You learn to roll with it, though, I mean sure I was a slutty thing, hungry, bright-eyed, electric and alive for whatever could jolt me out of the plain old hell I was living as an every day life. Yes, it’s a game rigged against you all the way to the end but some of it’s fun. I remember a time when all I wanted was to give every guy in the office a hard on. Part of that was about me trying to understand if I had power, if I was desirable, because that made me important and not invisible, not useless, not a throw away. Part of it was just that I was bored.
Life doesn’t always present you with all the options. They bank on you not thinking for yourself and buying into whatever their vision is for you. Husband, house, a bunch of kids. Now you hear all this bullshit about the need for millennials to have more babies or something? In order to stimulate or maintain or keep afloat the economy. This is hysterical to me in the grossest, most disturbed sense of the word hysterical. Hilarious also in its blatant transparency that all along women are essentially just fuck toys or baby-making machines.
When you spend your life collecting the flashy coins, you do it because you think it will make you rich, and you are compelled to do so even though it’s never really clear what ‘rich’ means.

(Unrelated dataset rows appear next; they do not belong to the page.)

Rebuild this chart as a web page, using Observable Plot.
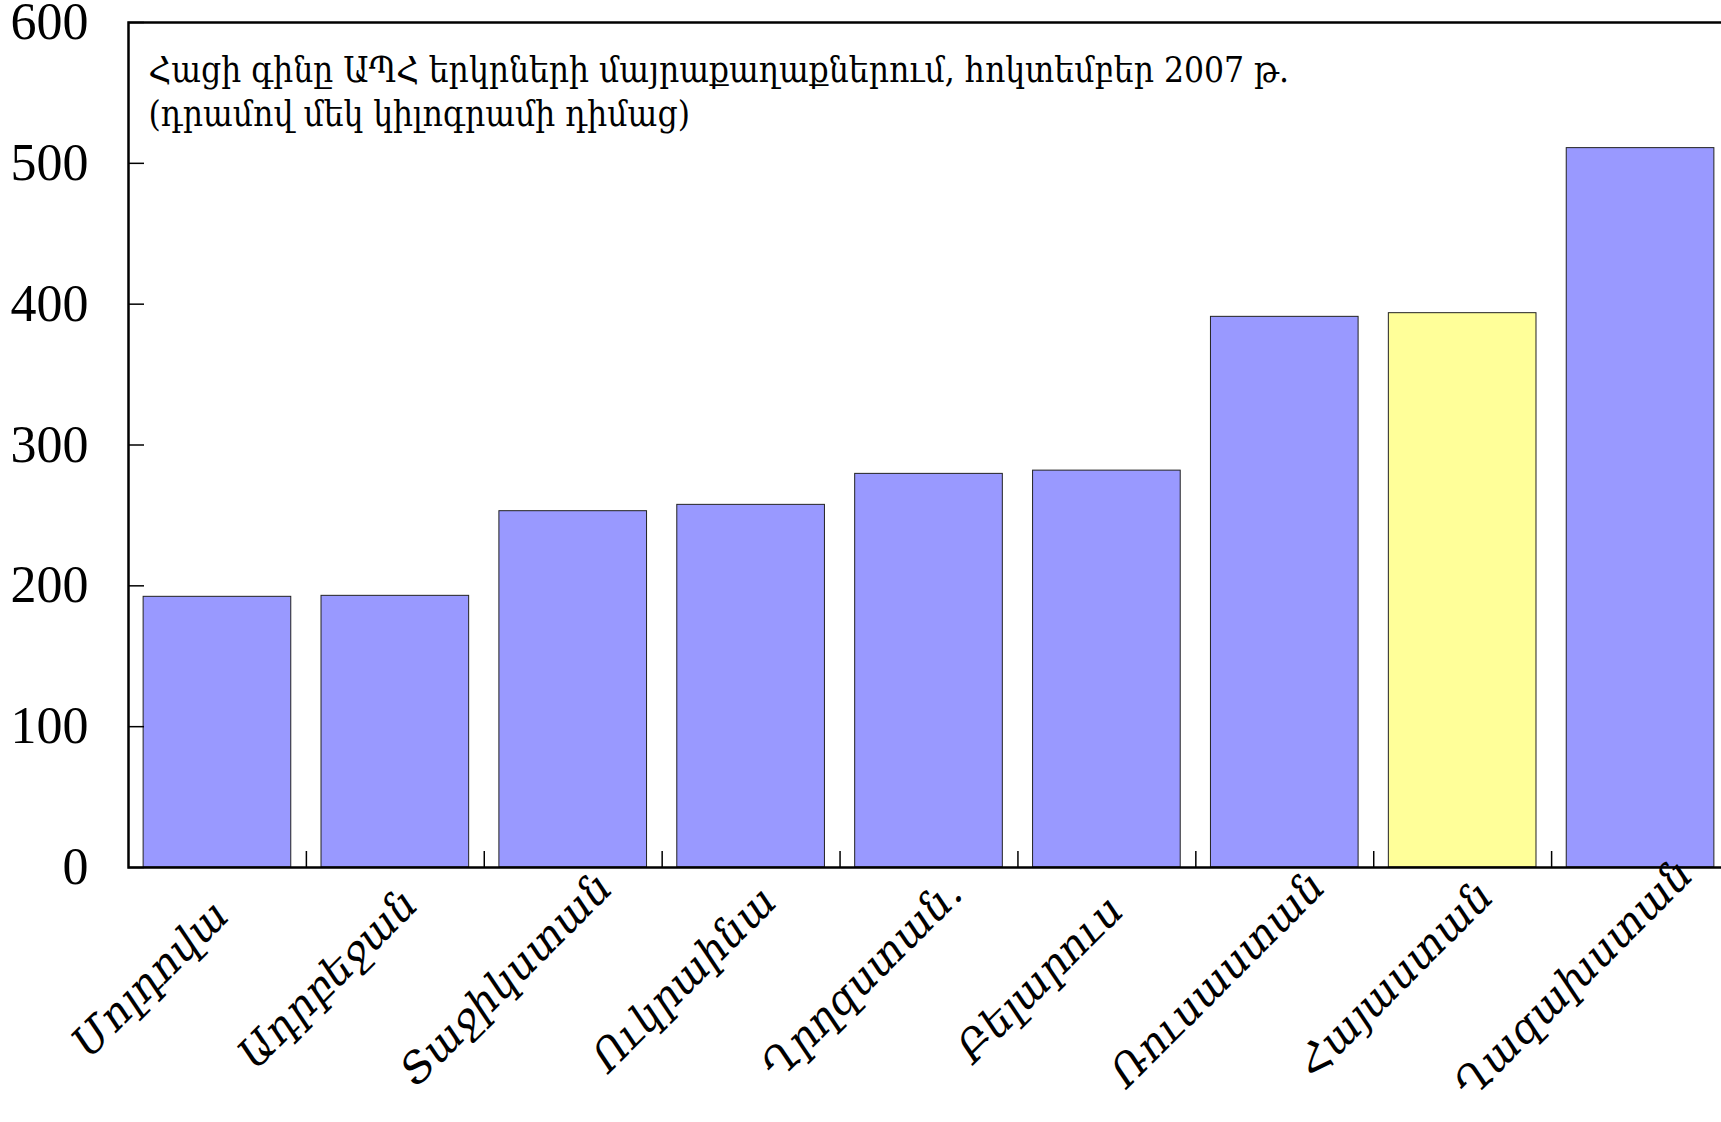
<!DOCTYPE html>
<html><head><meta charset="utf-8">
<script src="https://cdn.jsdelivr.net/npm/d3@7"></script>
<script src="https://cdn.jsdelivr.net/npm/@observablehq/plot@0.6"></script>
<style>html,body{margin:0;padding:0;background:#fff} svg{display:block}</style>
</head><body><div id="chart"></div>
<script>
const countries = ["Մոլդովա","Ադրբեջան","Տաջիկստան","Ուկրաինա","Ղրղզստան.","Բելարուս","Ռուսաստան","Հայաստան","Ղազախստան"];
const prices = [192.2, 192.9, 253.0, 257.5, 279.5, 281.8, 391.0, 393.6, 510.8];
const highlight = "Հայաստան";
const yTicks = [0, 100, 200, 300, 400, 500, 600];
const subtitleLines = ["Հացի գինը ԱՊՀ երկրների մայրաքաղաքներում, հոկտեմբեր 2007 թ.", "(դրամով մեկ կիլոգրամի դիմաց)"];

const data = countries.map((c, i) => ({country: c, price: prices[i]}));

const W = 1721, H = 1122, mL = 128, mR = -8, mT = 22, mB = 255;
const step = (W - mL - mR) / countries.length;
const serif = "'Liberation Serif', 'DejaVu Serif', serif";
const armSerif = "'DejaVu Serif', 'Liberation Serif', serif";

const chart = Plot.plot({
  width: W, height: H,
  marginLeft: mL, marginRight: mR, marginTop: mT, marginBottom: mB,
  style: {background: "#fff", color: "#000"},
  x: {domain: countries, paddingInner: 0.17, paddingOuter: 0.085, round: false, axis: null, label: null},
  y: {domain: [0, 600], axis: null, label: null},
  marks: [
    Plot.barY(data, {x: "country", y: "price",
      fill: d => d.country === highlight ? "#ffff99" : "#9999ff",
      stroke: "#222", strokeWidth: 1}),
    Plot.frame({stroke: "#000", strokeWidth: 2.5}),
    Plot.axisY(yTicks, {anchor: "left", tickSize: 0, tickPadding: 40, label: null,
      fontSize: 52, fontFamily: serif}),
    Plot.axisY(yTicks, {anchor: "left", tickSize: 16, dx: 16, tickFormat: () => "", label: null, strokeWidth: 1.5}),
    Plot.axisX(countries.slice(1), {anchor: "bottom", tickSize: 16, dy: -16, dx: -step / 2,
      tickFormat: () => "", label: null, strokeWidth: 1.5}),
    Plot.text(countries, {x: d => d, frameAnchor: "bottom", rotate: -45,
      textAnchor: "middle", lineAnchor: "middle", dx: -67, dy: 112,
      fontSize: 42, fontStyle: "italic", fontFamily: armSerif, fill: "#000"}),
    Plot.text([subtitleLines.join("\n")], {frameAnchor: "top-left", textAnchor: "start",
      lineAnchor: "top", dx: 20, dy: 28, fontSize: 35, lineHeight: 1.26,
      fontFamily: "'DejaVu Serif Condensed', 'DejaVu Serif', serif", fill: "#000"})
  ]
});
document.getElementById("chart").appendChild(chart);
</script>
</body></html>
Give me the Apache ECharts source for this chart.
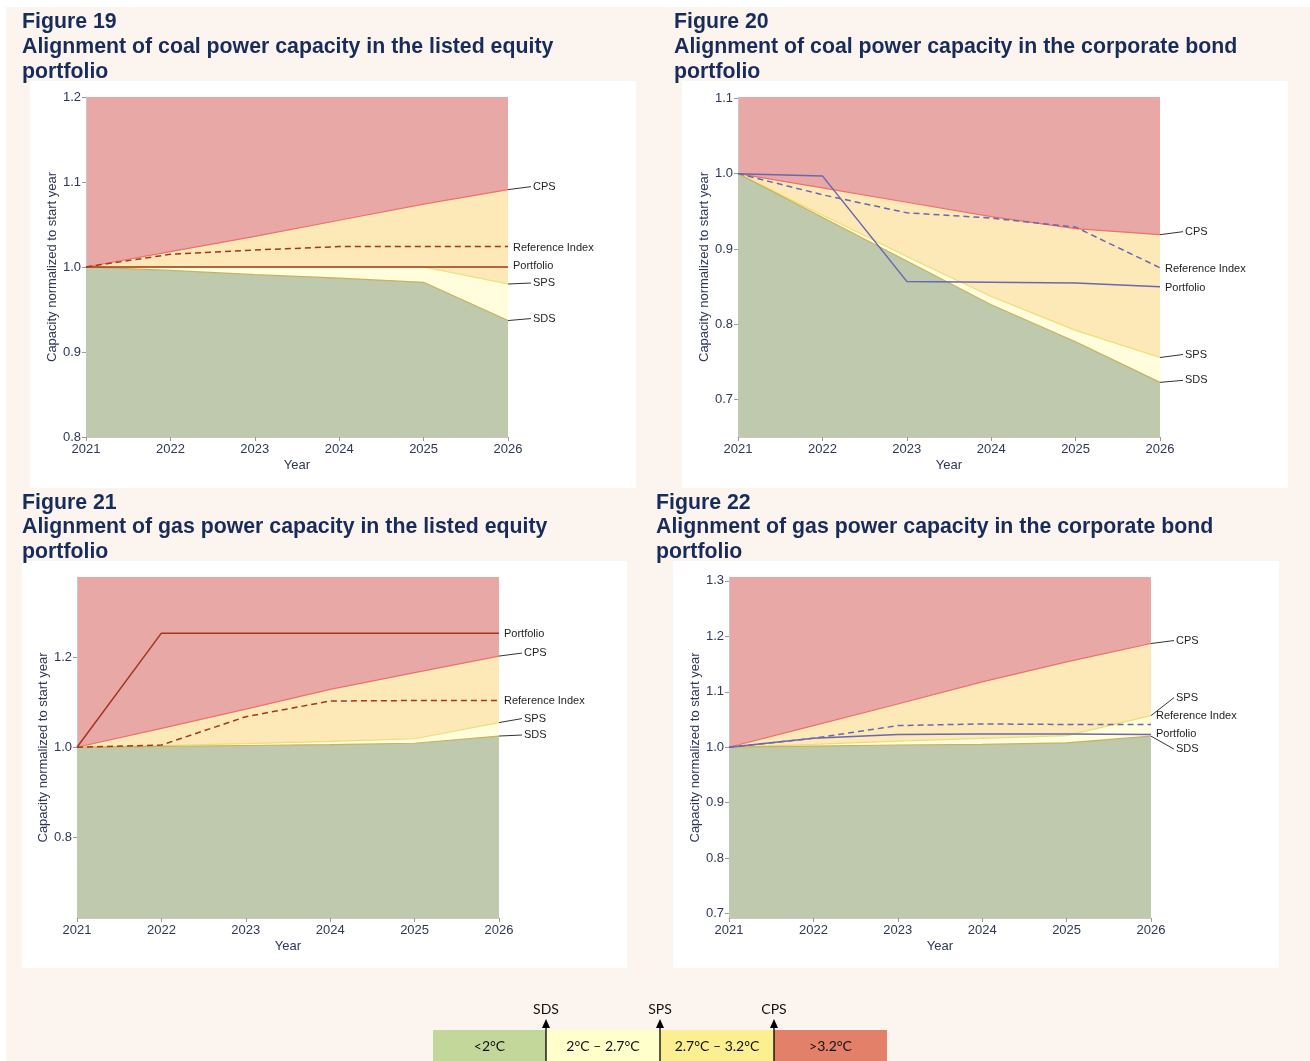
<!DOCTYPE html>
<html><head><meta charset="utf-8">
<script src="https://cdn.jsdelivr.net/npm/echarts@6/dist/echarts.min.js"></script>
<style>
html,body{margin:0;padding:0;background:#fff;}
#bg{position:absolute;left:6px;top:7px;width:1304px;height:1054px;background:#FCF4EF;}
.panel{position:absolute;background:#fff;}
#c{position:absolute;left:0;top:0;width:1310px;height:1061px;}
</style>
</head><body>
<div id="bg"></div>
<div class="panel" style="left:30px;top:81px;width:606px;height:407px"></div>
<div class="panel" style="left:682px;top:81px;width:606px;height:407px"></div>
<div class="panel" style="left:22px;top:561px;width:605px;height:407px"></div>
<div class="panel" style="left:673px;top:561px;width:606px;height:407px"></div>
<div id="c"></div>
<script>
// ---------- DATA ----------
const years = ['2021', '2022', '2023', '2024', '2025', '2026'];

// Figure 19 – coal, listed equity
const f19_cps  = [1.000, 1.018, 1.036, 1.055, 1.074, 1.091];
const f19_sps  = [1.000, 1.000, 1.000, 1.000, 1.000, 0.980];
const f19_sds  = [1.000, 0.996, 0.991, 0.987, 0.982, 0.937];
const f19_ref  = [1.000, 1.015, 1.020, 1.024, 1.024, 1.024];
const f19_port = [1.000, 1.000, 1.000, 1.000, 1.000, 1.000];
const f19_ticks = [0.8, 0.9, 1.0, 1.1, 1.2];

// Figure 20 – coal, corporate bond
const f20_cps  = [1.000, 0.981, 0.962, 0.943, 0.927, 0.919];
const f20_sps  = [1.000, 0.945, 0.890, 0.837, 0.792, 0.756];
const f20_sds  = [1.000, 0.942, 0.884, 0.826, 0.777, 0.723];
const f20_ref  = [1.000, 0.972, 0.948, 0.941, 0.929, 0.875];
const f20_port = [1.000, 0.997, 0.857, 0.856, 0.855, 0.850];
const f20_ticks = [0.7, 0.8, 0.9, 1.0, 1.1];

// Figure 21 – gas, listed equity
const f21_cps  = [1.000, 1.042, 1.085, 1.129, 1.166, 1.203];
const f21_sps  = [1.000, 1.004, 1.008, 1.013, 1.019, 1.055];
const f21_sds  = [1.000, 1.002, 1.004, 1.006, 1.009, 1.025];
const f21_ref  = [1.000, 1.005, 1.068, 1.103, 1.104, 1.104];
const f21_port = [1.000, 1.254, 1.254, 1.254, 1.254, 1.254];
const f21_ticks = [0.8, 1.0, 1.2];

// Figure 22 – gas, corporate bond
const f22_cps  = [1.000, 1.039, 1.078, 1.118, 1.154, 1.187];
const f22_sps  = [1.000, 1.005, 1.011, 1.016, 1.021, 1.057];
const f22_sds  = [1.000, 1.002, 1.004, 1.005, 1.008, 1.020];
const f22_ref  = [1.000, 1.016, 1.039, 1.042, 1.041, 1.041];
const f22_port = [1.000, 1.016, 1.023, 1.024, 1.024, 1.023];
const f22_ticks = [0.7, 0.8, 0.9, 1.0, 1.1, 1.2, 1.3];

const titles = [
  'Figure 19\nAlignment of coal power capacity in the listed equity\nportfolio',
  'Figure 20\nAlignment of coal power capacity in the corporate bond\nportfolio',
  'Figure 21\nAlignment of gas power capacity in the listed equity\nportfolio',
  'Figure 22\nAlignment of gas power capacity in the corporate bond\nportfolio'
];
const legendBands = ['<2°C', '2°C – 2.7°C', '2.7°C – 3.2°C', '>3.2°C'];
const legendMarks = ['SDS', 'SPS', 'CPS'];

// ---------- LAYOUT / STYLE ----------
const EQ = '#A3361C', BD = '#6A66B2';
const panels = [
  {tx:22,  ty:10,  grid:[86, 97, 422, 340],  ymin:0.8,    ymax:1.2,   ticks:f19_ticks, col:EQ,
   d:{cps:f19_cps, sps:f19_sps, sds:f19_sds, ref:f19_ref, port:f19_port},
   lab:{cps:-3, ref:1, port:-1, sps:-1, sds:-2}},
  {tx:674, ty:10,  grid:[738, 97, 422, 340], ymin:0.6505, ymax:1.1017, ticks:f20_ticks, col:BD,
   d:{cps:f20_cps, sps:f20_sps, sds:f20_sds, ref:f20_ref, port:f20_port},
   lab:{cps:-3, ref:1, port:1, sps:-3, sds:-2}},
  {tx:22,  ty:490.5, grid:[77, 577, 422, 341], ymin:0.62,   ymax:1.379, ticks:f21_ticks, col:EQ,
   d:{cps:f21_cps, sps:f21_sps, sds:f21_sds, ref:f21_ref, port:f21_port},
   lab:{cps:-3, ref:0, port:1, sps:-4, sds:-1}},
  {tx:656, ty:490.5, grid:[729, 577, 422, 341], ymin:0.692, ymax:1.307, ticks:f22_ticks, col:BD,
   d:{cps:f22_cps, sps:f22_sps, sds:f22_sds, ref:f22_ref, port:f22_port},
   lab:{cps:-3, ref:-9, port:-1, sps:-18, sds:13}}
];
const TXT = '#2E3856';
const FONT = '"Liberation Sans", Arial, Helvetica, sans-serif';

const option = {animation:false, backgroundColor:'transparent', title:[], grid:[], xAxis:[], yAxis:[], series:[]};

panels.forEach((p, gi) => {
  option.title.push({text:titles[gi], left:p.tx, top:p.ty, padding:0,
    textStyle:{fontFamily:FONT, fontWeight:'bold', fontSize:21.3, color:'#182C5C', lineHeight:24.7}});
  option.grid.push({left:p.grid[0], top:p.grid[1], width:p.grid[2], height:p.grid[3],
    show:true, backgroundColor:'#E8A8A6', borderWidth:0, containLabel:false});
  option.xAxis.push({type:'category', gridIndex:gi, data:years, boundaryGap:false,
    axisLine:{show:true, lineStyle:{color:'#c8c8c8', width:1}},
    axisTick:{show:true, length:4, lineStyle:{color:'#9a9a9a'}},
    axisLabel:{margin:6, fontSize:13, color:TXT, fontFamily:FONT},
    splitLine:{show:false},
    name:'Year', nameLocation:'middle', nameGap:22,
    nameTextStyle:{fontSize:13, color:TXT, fontFamily:FONT}});
  option.yAxis.push({type:'value', gridIndex:gi, min:p.ymin, max:p.ymax,
    axisLine:{show:true, lineStyle:{color:'#c8c8c8', width:1}},
    axisTick:{show:true, length:4, lineStyle:{color:'#9a9a9a'}, customValues:p.ticks},
    axisLabel:{margin:5, fontSize:13, color:TXT, fontFamily:FONT, customValues:p.ticks,
      formatter:v => (Math.round(v*10)/10).toFixed(1)},
    splitLine:{show:false},
    name:'Capacity normalized to start year', nameLocation:'middle', nameGap:27,
    nameTextStyle:{fontSize:13, color:TXT, fontFamily:FONT}});
  const area = (name, data, fill, stroke) => ({type:'line', name, xAxisIndex:gi, yAxisIndex:gi, data,
    symbol:'none', silent:true, lineStyle:{color:stroke, width:1.2},
    areaStyle:{color:fill, opacity:1, origin:'start'}, z:2});
  option.series.push(area('CPS', p.d.cps, '#FDE8B8', '#EE6F6F'));
  option.series.push(area('SPS', p.d.sps, '#FFFDDC', '#EEDD76'));
  option.series.push(area('SDS', p.d.sds, '#BFC9AE', '#C6B35C'));
  option.series.push({type:'line', name:'Reference Index', xAxisIndex:gi, yAxisIndex:gi, data:p.d.ref,
    symbol:'none', silent:true, lineStyle:{color:p.col, width:1.5, type:[6,4]}, z:3});
  option.series.push({type:'line', name:'Portfolio', xAxisIndex:gi, yAxisIndex:gi, data:p.d.port,
    symbol:'none', silent:true, lineStyle:{color:p.col, width:1.5}, z:4});
});

const chart = echarts.init(document.getElementById('c'), null, {renderer:'canvas'});
chart.setOption(option);

// ---------- end labels (positions from the library's scales) ----------
const graphics = [];
const last = years.length - 1;
const labelDefs = [
  ['cps', 'CPS', true], ['ref', 'Reference Index', false], ['port', 'Portfolio', false],
  ['sps', 'SPS', true], ['sds', 'SDS', true]
];
panels.forEach((p, gi) => {
  labelDefs.forEach(([k, text, leader]) => {
    const pt = chart.convertToPixel({gridIndex:gi}, [years[last], p.d[k][last]]);
    const ly = pt[1] + p.lab[k];
    if (leader) {
      graphics.push({type:'line', silent:true, shape:{x1:pt[0], y1:pt[1], x2:pt[0]+23, y2:ly},
        style:{stroke:'#333', lineWidth:1}});
    }
    graphics.push({type:'text', silent:true, x:pt[0] + (leader ? 25 : 5), y:ly,
      style:{text, fill:'#1e1e1e', font:'11px ' + FONT, align:'left', verticalAlign:'middle',
             textAlign:'left', textVerticalAlign:'middle'}});
  });
});

// ---------- temperature legend ----------
const bandCols = ['#C4D79B', '#FFFFCC', '#FCEF92', '#E2806A'];
const bx = [433, 546, 660, 774, 887];
const LFONT = '14px Lato, "Open Sans", sans-serif';
legendBands.forEach((t, i) => {
  graphics.push({type:'rect', silent:true, shape:{x:bx[i], y:1030, width:bx[i+1]-bx[i], height:31},
    style:{fill:bandCols[i]}});
  graphics.push({type:'text', silent:true, x:(bx[i]+bx[i+1])/2, y:1046,
    style:{text:t, fill:'#111', font:LFONT, align:'center', verticalAlign:'middle',
           textAlign:'center', textVerticalAlign:'middle'}});
});
legendMarks.forEach((t, i) => {
  const x = bx[i+1];
  graphics.push({type:'line', silent:true, shape:{x1:x, y1:1061, x2:x, y2:1026}, style:{stroke:'#000', lineWidth:1.3}});
  graphics.push({type:'polygon', silent:true, shape:{points:[[x-4,1028],[x+4,1028],[x,1019]]}, style:{fill:'#000'}});
  graphics.push({type:'text', silent:true, x:x, y:1009,
    style:{text:t, fill:'#111', font:LFONT, align:'center', verticalAlign:'middle',
           textAlign:'center', textVerticalAlign:'middle'}});
});
chart.setOption({graphic:graphics});
</script>
</body></html>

Or could mean. You think it will somehow – and granted you hadn’t worked out all the details entirely – buy you safety, protection, leverage, allow you some sort of confidence or freedom to live your life on your own terms.
The trouble comes when you realize that the currency you stashed away, all the ways you used your body in the hopes of liberating your soul, was actually debt. There is no end, there is no way out because all along the coins were red flags and the red flags were worthless. So you just have to keep selling yourself.